The line holding "import plotly.graph_objects as go" is the last one to output; start at the first line of the data, keep every line in between exactly, and leave out pictures.

> _Collected data_:
[BEGIN]

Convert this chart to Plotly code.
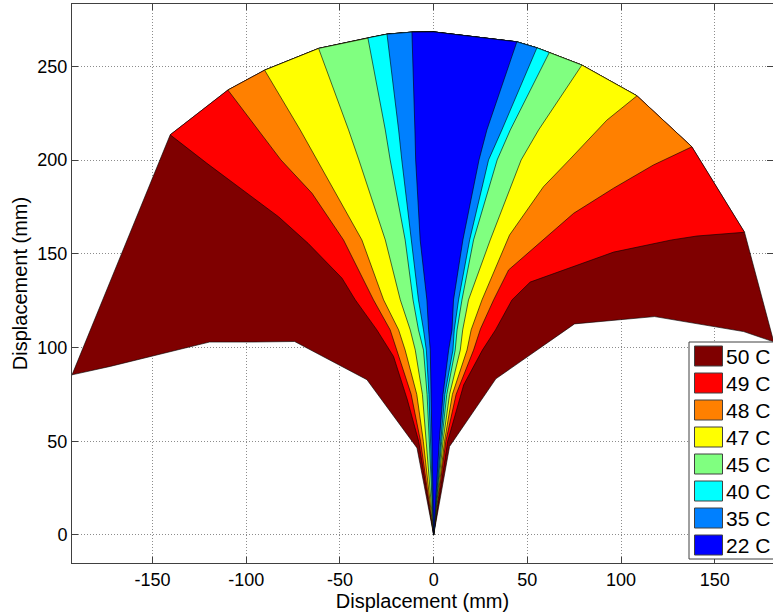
import plotly.graph_objects as go

# ---------------- data ----------------
levels = ["50 C", "49 C", "48 C", "47 C", "45 C", "40 C", "35 C", "22 C"]
colors = ["#7F0000", "#FF0000", "#FF8000", "#FFFF00", "#80FF80", "#00FFFF", "#0080FF", "#0000FF"]

# outer lower boundary of the whole fan
outer_left_x = [0, -8.9, -35.6, -74.2, -97.0, -119.6, -172.6, -193.0]
outer_left_y = [0, 46.4, 82.8, 103.2, 102.9, 102.9, 89.9, 85.4]
outer_right_x = [181.5, 165.4, 117.9, 75.2, 33.2, 8.5, 0]
outer_right_y = [103.0, 108.5, 116.5, 112.6, 83.3, 47.2, 0]
apex_x = 0.0
apex_y = 268.4

# left-side level boundaries (from the outer arc down to the origin)
L1_x = [-140.6, -121.0, -102.3, -82.8, -67.0, -48.9, -41.8, -30.3, -21.4, -14.0, -8.0, 0]
L1_y = [213.5, 198.3, 184.1, 169.8, 155.6, 137.0, 125.4, 109.4, 95.2, 72.0, 50.0, 0]
L2_x = [-109.8, -81.5, -64.9, -48.1, -42.7, -32.1, -23.2, -19.6, -12.0, -7.0, 0]
L2_y = [237.4, 200.1, 182.3, 157.4, 146.7, 125.4, 109.4, 98.6, 75.0, 50.0, 0]
L3_x = [-90.2, -71.2, -62.3, -38.3, -26.7, -18.7, -15.2, -9.0, -5.5, 0]
L3_y = [248.0, 216.1, 200.1, 157.4, 125.4, 109.4, 98.6, 75.0, 50.0, 0]
L4_x = [-61.4, -45.4, -39.9, -25.8, -17.8, -12.5, -9.8, -6.0, -4.0, 0]
L4_y = [259.6, 216.1, 200.1, 157.4, 125.4, 109.4, 98.6, 75.0, 50.0, 0]
L5_x = [-35.1, -25.8, -23.2, -15.2, -11.0, -8.1, -5.4, -3.5, -2.5, 0]
L5_y = [265.2, 216.1, 200.1, 157.4, 125.4, 109.4, 98.6, 75.0, 50.0, 0]
L6_x = [-24.9, -18.7, -17.0, -12.0, -8.1, -5.4, -3.9, -2.5, -1.8, 0]
L6_y = [267.2, 216.1, 200.1, 157.4, 125.4, 109.4, 98.6, 75.0, 50.0, 0]
L7_x = [-11.6, -10.0, -9.6, -7.2, -3.6, -2.7, -1.8, -1.2, -0.8, 0]
L7_y = [268.3, 216.1, 200.1, 157.4, 125.4, 109.4, 98.6, 75.0, 50.0, 0]

# right-side level boundaries (from the outer arc down to the origin)
R1_x = [165.9, 140.5, 127.0, 96.0, 51.5, 41.8, 33.0, 26.0, 16.0, 7.5, 0]
R1_y = [161.5, 159.5, 157.4, 150.9, 134.9, 125.4, 109.4, 98.6, 80.0, 50.0, 0]
R2_x = [137.8, 117.3, 96.0, 74.7, 58.6, 40.0, 32.0, 25.0, 21.3, 12.0, 6.5, 0]
R2_y = [207.1, 197.4, 185.0, 171.6, 157.4, 141.4, 125.4, 110.0, 98.6, 75.0, 50.0, 0]
R3_x = [108.5, 92.4, 72.4, 58.6, 40.5, 25.8, 20.0, 17.8, 10.0, 5.8, 0]
R3_y = [234.3, 221.3, 200.1, 185.8, 160.0, 125.4, 109.4, 98.6, 75.0, 50.0, 0]
R4_x = [79.1, 56.0, 46.7, 30.2, 18.6, 15.5, 14.2, 8.5, 5.0, 0]
R4_y = [250.7, 216.1, 200.1, 157.4, 125.4, 109.4, 98.6, 75.0, 50.0, 0]
R5_x = [61.7, 40.9, 33.9, 21.3, 15.1, 12.5, 11.5, 7.0, 4.3, 0]
R5_y = [257.4, 216.1, 200.1, 157.4, 125.4, 109.4, 98.6, 75.0, 50.0, 0]
R6_x = [55.1, 36.4, 29.3, 19.2, 13.3, 11.0, 10.3, 6.0, 3.8, 0]
R6_y = [259.9, 216.1, 200.1, 157.4, 125.4, 109.4, 98.6, 75.0, 50.0, 0]
R7_x = [44.4, 28.4, 24.2, 15.6, 10.6, 9.8, 8.0, 5.0, 3.0, 0]
R7_y = [263.1, 216.1, 200.1, 157.4, 125.4, 109.4, 98.6, 75.0, 50.0, 0]

x_ticks = [-150, -100, -50, 0, 50, 100, 150]
x_ticktext = ["-150", "-100", "-50", "0", "50", "100", "150"]
y_ticks = [0, 50, 100, 150, 200, 250]
y_ticktext = ["0", "50", "100", "150", "200", "250"]

# ---------------- build polygons ----------------
LX = [L1_x, L2_x, L3_x, L4_x, L5_x, L6_x, L7_x]
LY = [L1_y, L2_y, L3_y, L4_y, L5_y, L6_y, L7_y]
RX = [R1_x, R2_x, R3_x, R4_x, R5_x, R6_x, R7_x]
RY = [R1_y, R2_y, R3_y, R4_y, R5_y, R6_y, R7_y]


def arc_between(k):
    """outer-arc vertices strictly between left boundary k and right boundary k"""
    ax = [LX[j][0] for j in range(k + 1, 7)] + [apex_x] + [RX[j][0] for j in range(6, k, -1)]
    ay = [LY[j][0] for j in range(k + 1, 7)] + [apex_y] + [RY[j][0] for j in range(6, k, -1)]
    return ax, ay


polys = []
# whole shape (lowest level)
ax, ay = arc_between(-1)
px = outer_left_x + ax + outer_right_x
py = outer_left_y + ay + outer_right_y
polys.append((px, py))
for k in range(7):
    ax, ay = arc_between(k)
    px = LX[k][::-1] + ax + RX[k]
    py = LY[k][::-1] + ay + RY[k]
    polys.append((px, py))

fig = go.Figure()
for i, (px, py) in enumerate(polys):
    fig.add_trace(go.Scatter(
        x=px, y=py, mode="lines", fill="toself", fillcolor=colors[i],
        line=dict(color="black", width=0.6), name=levels[i],
        showlegend=False, hoverinfo="name"))

FONT = "Liberation Sans, Arial, Helvetica, sans-serif"

# ---------------- custom legend (MATLAB style) ----------------
W, H = 773, 614
ML, MR, MT, MB = 72, 0, 4, 51
PW, PH = W - ML - MR, H - MT - MB


def xp(pxv):
    return (pxv - ML) / PW


def yp(pyv):
    return (H - MB - pyv) / PH


shapes = [dict(type="rect", xref="paper", yref="paper",
               x0=xp(689), x1=xp(776), y0=yp(559), y1=yp(342),
               line=dict(color="#404040", width=1), fillcolor="white", layer="above")]
annotations = []
for i, lab in enumerate(levels):
    top = 346 + 27 * i
    shapes.append(dict(type="rect", xref="paper", yref="paper",
                       x0=xp(694.5), x1=xp(722.5), y0=yp(top + 20), y1=yp(top),
                       line=dict(color="#404040", width=1), fillcolor=colors[i], layer="above"))
    annotations.append(dict(xref="paper", yref="paper", x=xp(724), y=yp(top + 10),
                            text=lab, showarrow=False, xanchor="left", yanchor="middle",
                            font=dict(family=FONT, size=21, color="black")))

axis_common = dict(
    showgrid=True, gridcolor="#8C8C8C", griddash="1px,2px", gridwidth=1,
    zeroline=False, showline=True, linecolor="#404040", linewidth=1,
    mirror="ticks", ticks="inside", ticklen=6, tickcolor="#404040",
    tickfont=dict(family=FONT, size=18, color="black"),
)

fig.update_layout(
    width=W, height=H,
    margin=dict(l=ML, r=MR, t=MT, b=MB, autoexpand=False),
    paper_bgcolor="white", plot_bgcolor="white",
    showlegend=False,
    xaxis=dict(range=[-193, 181.1], tickvals=x_ticks, ticktext=x_ticktext,
               title=dict(text="Displacement (mm)", font=dict(family=FONT, size=20, color="black"),
                          standoff=3),
               **axis_common),
    yaxis=dict(range=[-15, 283.3], tickvals=y_ticks, ticktext=y_ticktext,
               title=dict(text="Displacement (mm)", font=dict(family=FONT, size=20, color="black"),
                          standoff=4),
               **axis_common),
    shapes=shapes, annotations=annotations,
)

fig.write_html("out.html")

[END]

> _Worked solution_:
Convert this chart to Plotly code.
import plotly.graph_objects as go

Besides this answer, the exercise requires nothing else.